Si se acepta la idea de que una ejecución perfecta conduce con mucha frecuencia a disimular las intenciones, se admitirá que las "grandes películas enfermas" muestran más crudamente su razón de ser. Observemos también que, si la obra maestra no siempre es de las que hacen vibrar, la “gran película enferma” a menudo sí lo es.

En efecto, y es esa cualidad convulsa la que aviva su defensa ferviente, la vindicación empedernida; en fin, el arrebato cinéfilo, que transfigura una película imperfecta -o fallida, si se quiere- en un filme de culto. Y Truffaut abrocha entonces su párrafo memorable:

“La gran película enferma” sufre habitualmente un exceso de sinceridad, lo que, paradójicamente, hace que se vuelva  más clara para los entendidos y más oscura para el público acostumbrado a tragarse mezclas cuya dosificación favorece más la astucia que la confesión directa.

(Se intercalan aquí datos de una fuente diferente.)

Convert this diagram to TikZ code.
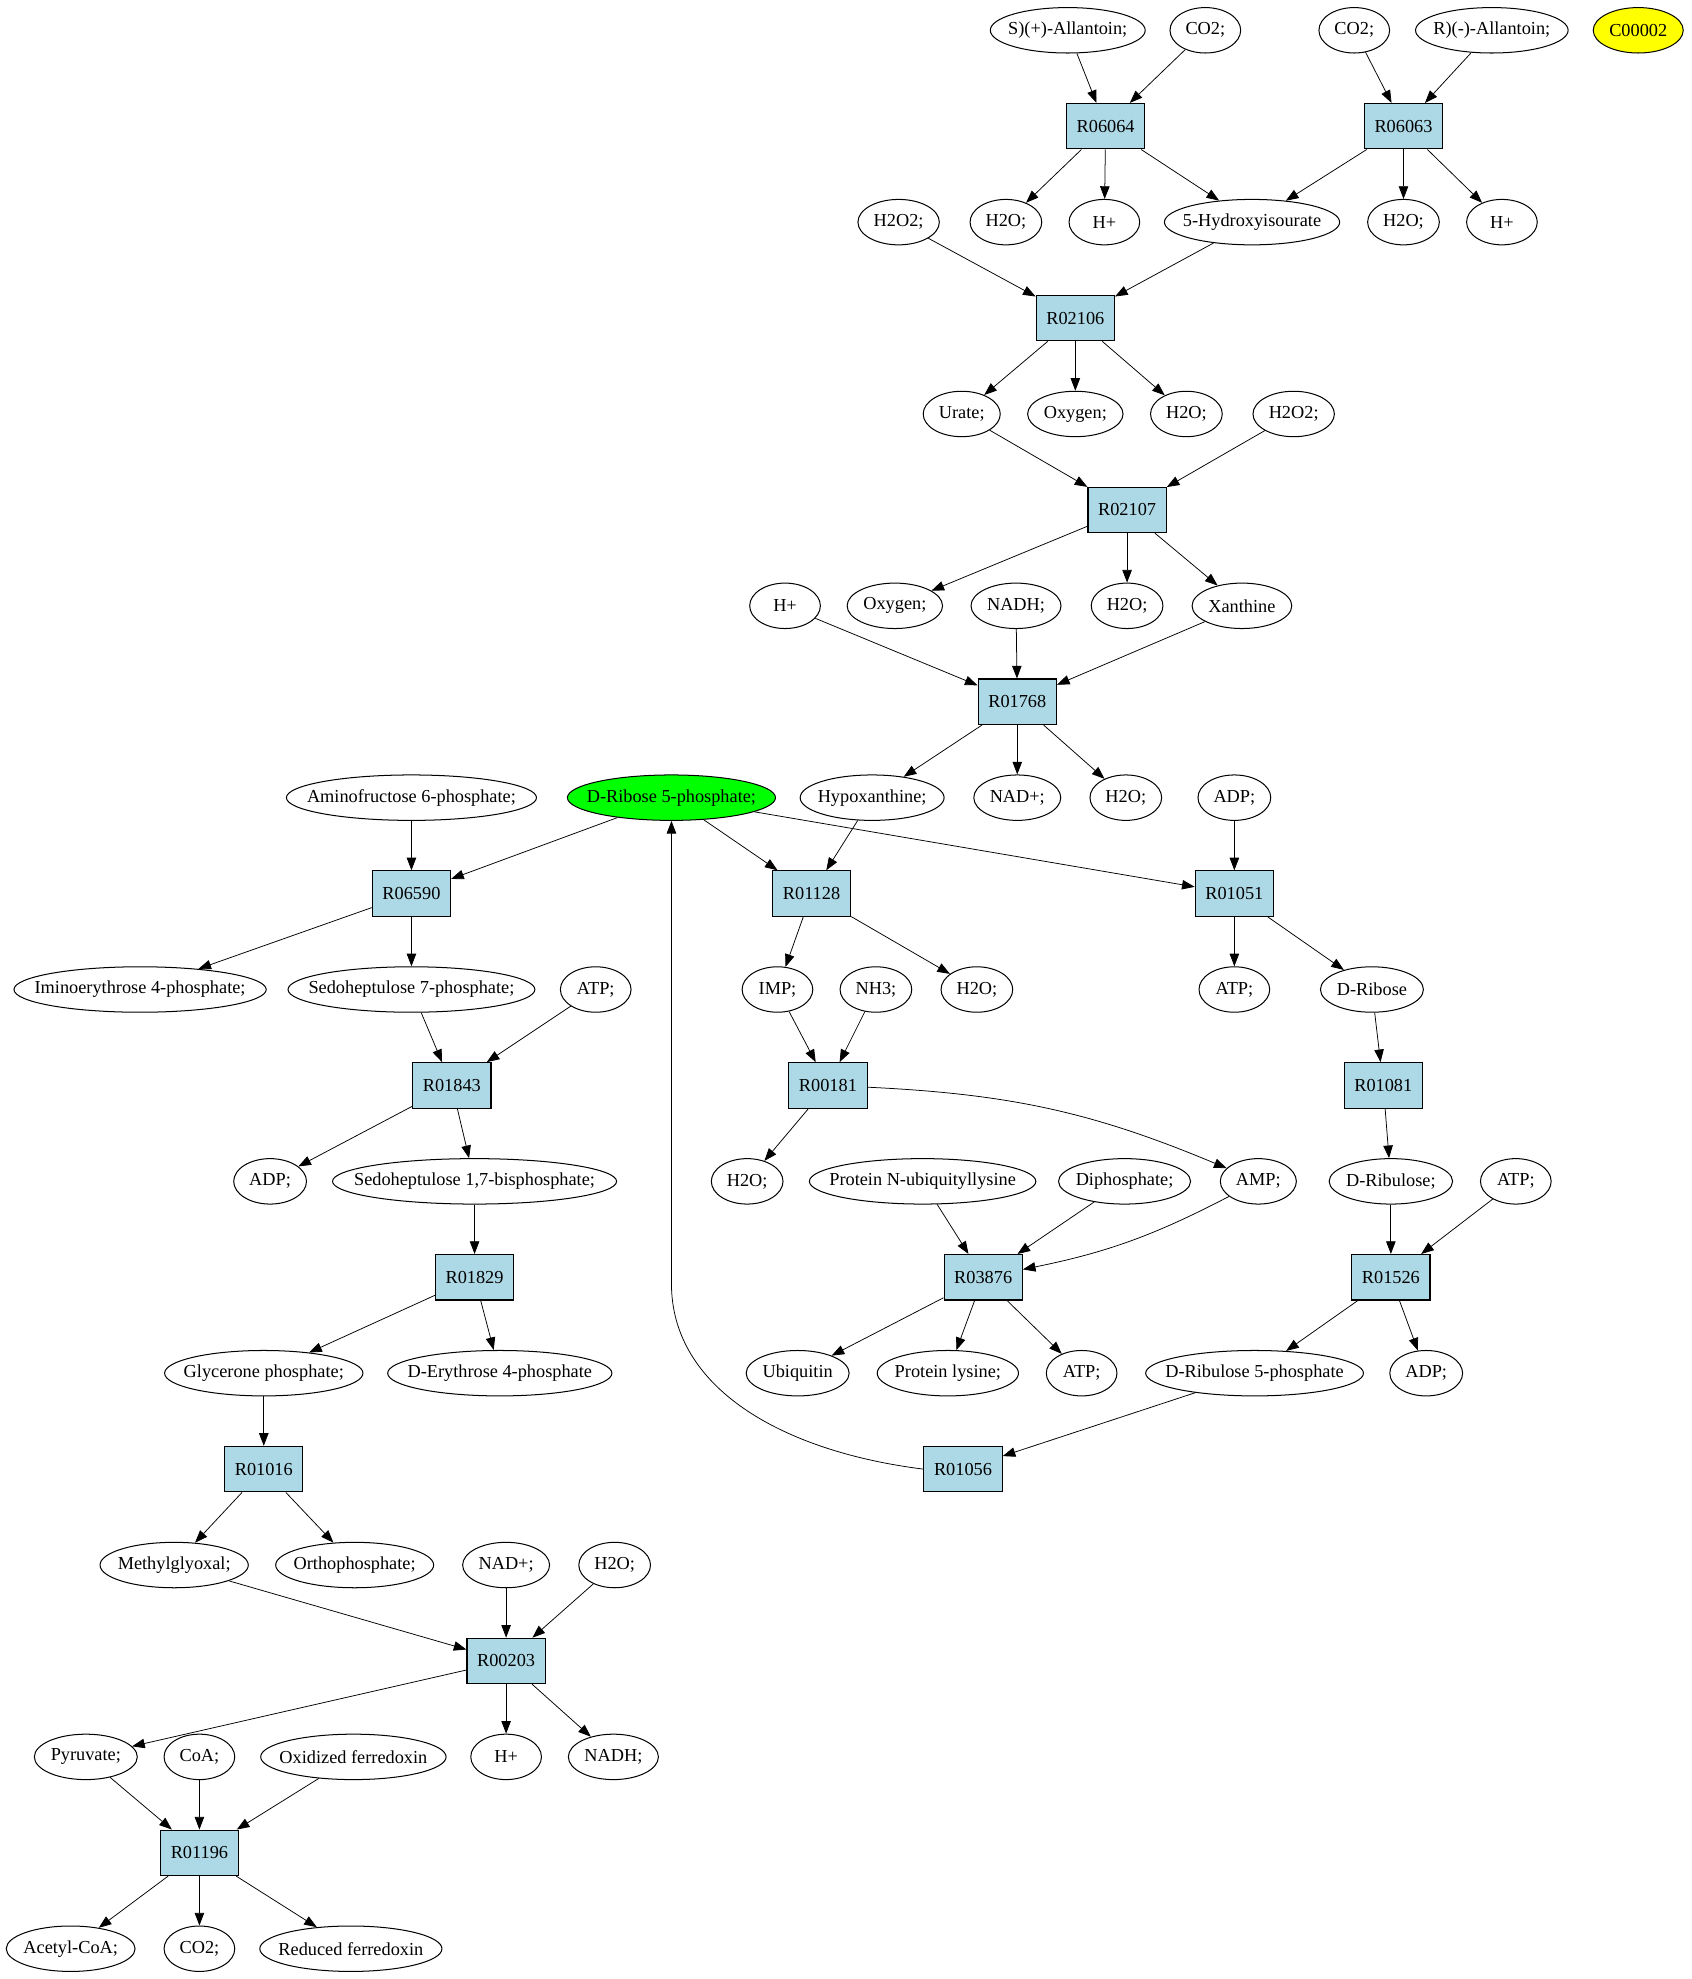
\documentclass[tikz,border=0pt]{standalone}
\usepackage{fontspec}
\setmainfont{Liberation Serif}
\usepackage{tikz}
\usetikzlibrary{shapes.geometric}
\usetikzlibrary{arrows.meta}
\definecolor{lightblue}{HTML}{ADD8E6}
\definecolor{cgreen}{HTML}{00FF00}
\definecolor{cyellow}{HTML}{FFFF00}
\tikzset{cpd/.style={draw,ellipse,line width=0.8pt,minimum width=56pt,minimum height=36pt,inner xsep=8pt,inner ysep=2pt},
rxn/.style={draw,rectangle,line width=0.9pt,fill=lightblue,minimum width=62pt,minimum height=36pt},
edge/.style={line width=0.6pt,-{Triangle[length=10pt,width=7.5pt]}}}
\newcommand{\nm}[1]{\makebox[0.75\width]{#1}}

\begin{document}
\begin{tikzpicture}[x=1pt,y=-1pt, every node/.style={font=\fontsize{14.5}{16}\selectfont}]
\fill[white] (0,0) rectangle (1340,1568);
% compounds
\node (allS) at (846,24) [cpd] {\nm{S)(+)-Allantoin;}};
\node (co2a) at (955,24) [cpd] {\nm{CO2;}};
\node (co2b) at (1073,24) [cpd] {\nm{CO2;}};
\node (allR) at (1182,24) [cpd] {\nm{R)(-)-Allantoin;}};
\node (c00002) at (1298,24) [cpd,fill=cyellow] {\nm{C00002}};

\node (h2o2a) at (712,176) [cpd] {\nm{H2O2;}};
\node (h2oa) at (797,176) [cpd] {\nm{H2O;}};
\node (hpa) at (875,176) [cpd] {\nm{H+}};
\node (hiu) at (992,176) [cpd] {\nm{5-Hydroxyisourate}};
\node (h2ob) at (1112,176) [cpd] {\nm{H2O;}};
\node (hpb) at (1190,176) [cpd] {\nm{H+}};

\node (urate) at (762,328) [cpd] {\nm{Urate;}};
\node (oxya) at (852,328) [cpd] {\nm{Oxygen;}};
\node (h2oc) at (940,328) [cpd] {\nm{H2O;}};
\node (h2o2b) at (1025,328) [cpd] {\nm{H2O2;}};

\node (hpc) at (622,480) [cpd] {\nm{H+}};
\node (oxyb) at (709,480) [cpd] {\nm{Oxygen;}};
\node (nadh) at (805,480) [cpd] {\nm{NADH;}};
\node (h2od) at (893,480) [cpd] {\nm{H2O;}};
\node (xan) at (984,480) [cpd] {\nm{Xanthine}};

\node (amf6p) at (326,632) [cpd] {\nm{Aminofructose 6-phosphate;}};
\node (dr5p) at (532,632) [cpd,fill=cgreen] {\nm{D-Ribose 5-phosphate;}};
\node (hyp) at (691,632) [cpd] {\nm{Hypoxanthine;}};
\node (nad) at (806,632) [cpd] {\nm{NAD+;}};
\node (h2oe) at (892,632) [cpd] {\nm{H2O;}};
\node (adpa) at (978,632) [cpd] {\nm{ADP;}};

\node (ie4p) at (111,784) [cpd] {\nm{Iminoerythrose 4-phosphate;}};
\node (s7p) at (326,784) [cpd] {\nm{Sedoheptulose 7-phosphate;}};
\node (atpa) at (472,784) [cpd] {\nm{ATP;}};
\node (imp) at (616,784) [cpd] {\nm{IMP;}};
\node (nh3) at (694,784) [cpd] {\nm{NH3;}};
\node (h2of) at (774,784) [cpd] {\nm{H2O;}};
\node (atpb) at (978,784) [cpd] {\nm{ATP;}};
\node (drib) at (1087,784) [cpd] {\nm{D-Ribose}};

\node (adpb) at (214,936) [cpd] {\nm{ADP;}};
\node (s17bp) at (376,936) [cpd] {\nm{Sedoheptulose 1,7-bisphosphate;}};
\node (h2og) at (592,936) [cpd] {\nm{H2O;}};
\node (pnub) at (731,936) [cpd] {\nm{Protein N-ubiquityllysine}};
\node (ppi) at (891,936) [cpd] {\nm{Diphosphate;}};
\node (amp) at (997,936) [cpd] {\nm{AMP;}};
\node (dru) at (1102,936) [cpd] {\nm{D-Ribulose;}};
\node (atpc) at (1201,936) [cpd] {\nm{ATP;}};

\node (gp) at (209,1088) [cpd] {\nm{Glycerone phosphate;}};
\node (de4p) at (396,1088) [cpd] {\nm{D-Erythrose 4-phosphate}};
\node (ubq) at (632,1088) [cpd] {\nm{Ubiquitin}};
\node (plys) at (751,1088) [cpd] {\nm{Protein lysine;}};
\node (atpd) at (857,1088) [cpd] {\nm{ATP;}};
\node (dru5p) at (994,1088) [cpd] {\nm{D-Ribulose 5-phosphate}};
\node (adpc) at (1130,1088) [cpd] {\nm{ADP;}};

\node (mgo) at (138,1240) [cpd] {\nm{Methylglyoxal;}};
\node (pi) at (281,1240) [cpd] {\nm{Orthophosphate;}};
\node (nadb) at (401,1240) [cpd] {\nm{NAD+;}};
\node (h2oh) at (487,1240) [cpd] {\nm{H2O;}};

\node (pyr) at (68,1392) [cpd] {\nm{Pyruvate;}};
\node (coa) at (158,1392) [cpd] {\nm{CoA;}};
\node (oxfd) at (280,1392) [cpd] {\nm{Oxidized ferredoxin}};
\node (hpd) at (401,1392) [cpd] {\nm{H+}};
\node (nadhb) at (486,1392) [cpd] {\nm{NADH;}};

\node (accoa) at (56,1544) [cpd] {\nm{Acetyl-CoA;}};
\node (co2c) at (158,1544) [cpd] {\nm{CO2;}};
\node (redfd) at (278,1544) [cpd] {\nm{Reduced ferredoxin}};

% reactions
\node (r06064) at (876,100) [rxn] {R06064};
\node (r06063) at (1112,100) [rxn] {R06063};
\node (r02106) at (852,252) [rxn] {R02106};
\node (r02107) at (893,404) [rxn] {R02107};
\node (r01768) at (806,556) [rxn] {R01768};
\node (r06590) at (326,708) [rxn] {R06590};
\node (r01128) at (643,708) [rxn] {R01128};
\node (r01051) at (978,708) [rxn] {R01051};
\node (r01843) at (358,860) [rxn] {R01843};
\node (r00181) at (656,860) [rxn] {R00181};
\node (r01081) at (1096,860) [rxn] {R01081};
\node (r01829) at (376,1012) [rxn] {R01829};
\node (r03876) at (779,1012) [rxn] {R03876};
\node (r01526) at (1102,1012) [rxn] {R01526};
\node (r01016) at (209,1164) [rxn] {R01016};
\node (r01056) at (763,1164) [rxn] {R01056};
\node (r00203) at (401,1316) [rxn] {R00203};
\node (r01196) at (158,1468) [rxn] {R01196};

\coordinate (up) at (532,1017);

% edges
\draw [edge] (allS) -- (r06064);
\draw [edge] (co2a) -- (r06064);
\draw [edge] (r06064) -- (h2oa);
\draw [edge] (r06064) -- (hpa);
\draw [edge] (r06064) -- (hiu);
\draw [edge] (co2b) -- (r06063);
\draw [edge] (allR) -- (r06063);
\draw [edge] (r06063) -- (hiu);
\draw [edge] (r06063) -- (h2ob);
\draw [edge] (r06063) -- (hpb);
\draw [edge] (h2o2a) -- (r02106);
\draw [edge] (hiu) -- (r02106);
\draw [edge] (r02106) -- (urate);
\draw [edge] (r02106) -- (oxya);
\draw [edge] (r02106) -- (h2oc);
\draw [edge] (urate) -- (r02107);
\draw [edge] (h2o2b) -- (r02107);
\draw [edge] (r02107) -- (oxyb);
\draw [edge] (r02107) -- (h2od);
\draw [edge] (r02107) -- (xan);
\draw [edge] (hpc) -- (r01768);
\draw [edge] (nadh) -- (r01768);
\draw [edge] (xan) -- (r01768);
\draw [edge] (r01768) -- (hyp);
\draw [edge] (r01768) -- (nad);
\draw [edge] (r01768) -- (h2oe);
\draw [edge] (amf6p) -- (r06590);
\draw [edge] (dr5p) -- (r06590);
\draw [edge] (r06590) -- (ie4p);
\draw [edge] (r06590) -- (s7p);
\draw [edge] (dr5p) -- (r01128);
\draw [edge] (hyp) -- (r01128);
\draw [edge] (r01128) -- (imp);
\draw [edge] (r01128) -- (h2of);
\draw [edge] (dr5p) -- (r01051);
\draw [edge] (adpa) -- (r01051);
\draw [edge] (r01051) -- (atpb);
\draw [edge] (r01051) -- (drib);
\draw [edge] (s7p) -- (r01843);
\draw [edge] (atpa) -- (r01843);
\draw [edge] (r01843) -- (adpb);
\draw [edge] (r01843) -- (s17bp);
\draw [edge] (imp) -- (r00181);
\draw [edge] (nh3) -- (r00181);
\draw [edge] (r00181) -- (h2og);
\draw [edge] (r00181) to[bend left=10] (amp);
\draw [edge] (drib) -- (r01081);
\draw [edge] (r01081) -- (dru);
\draw [edge] (s17bp) -- (r01829);
\draw [edge] (r01829) -- (gp);
\draw [edge] (r01829) -- (de4p);
\draw [edge] (pnub) -- (r03876);
\draw [edge] (ppi) -- (r03876);
\draw [edge] (amp) to[bend left=8] (r03876);
\draw [edge] (r03876) -- (ubq);
\draw [edge] (r03876) -- (plys);
\draw [edge] (r03876) -- (atpd);
\draw [edge] (dru) -- (r01526);
\draw [edge] (atpc) -- (r01526);
\draw [edge] (r01526) -- (dru5p);
\draw [edge] (r01526) -- (adpc);
\draw [edge] (dru5p) -- (r01056);
\draw [edge] (r01056.west) .. controls (620,1150) and (532,1100) .. (up) -- (dr5p.south);
\draw [edge] (gp) -- (r01016);
\draw [edge] (r01016) -- (mgo);
\draw [edge] (r01016) -- (pi);
\draw [edge] (mgo) -- (r00203);
\draw [edge] (nadb) -- (r00203);
\draw [edge] (h2oh) -- (r00203);
\draw [edge] (r00203) -- (pyr);
\draw [edge] (r00203) -- (hpd);
\draw [edge] (r00203) -- (nadhb);
\draw [edge] (pyr) -- (r01196);
\draw [edge] (coa) -- (r01196);
\draw [edge] (oxfd) -- (r01196);
\draw [edge] (r01196) -- (accoa);
\draw [edge] (r01196) -- (co2c);
\draw [edge] (r01196) -- (redfd);
\end{tikzpicture}
\end{document}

Truffaut estaba convencido de que Hitchcock ya no fue el mismo después de Marnie, quizá un filme demasiado en carne viva (en un sentido artístico) y demasiado desnudo (en un sentido moral), por eso merece figurar con mayúsculas en esa extraña categoría -son palabras de Truffaut- de las grandes películas enfermas. Poco después de rodar Marnie, perdió a dos de sus más íntimos colaboradores: primero, Robert Burks, su director de fotografía desde Extraños en un tren, y luego George Tomasini, su montador desde La ventana indiscreta, murieron prematuramente. Hitchcock se iba quedando cada vez más solo.


En alguna entrevista hacia el final de su vida le escuché decir a Robin Wood que si no te gusta "Marnie", no creo que te guste el cine de Hitchcock; y diría más, si no amas una película como "Marnie", es que no amas el cine. Yo no diría tanto, pero sí que Marnie es puro Hitchcok, un cineasta tan fervorosa y fílmicamente enfermo como siempre, sólo que esta vez menos pudoroso; o sea, quizá por última vez, más Hitchcock que nunca. Aunque quién sabe si, de leer algo como esto a propósito de su Marnie, no nos diría, como ella a Mark, ¿Tú Freud, yo Jane?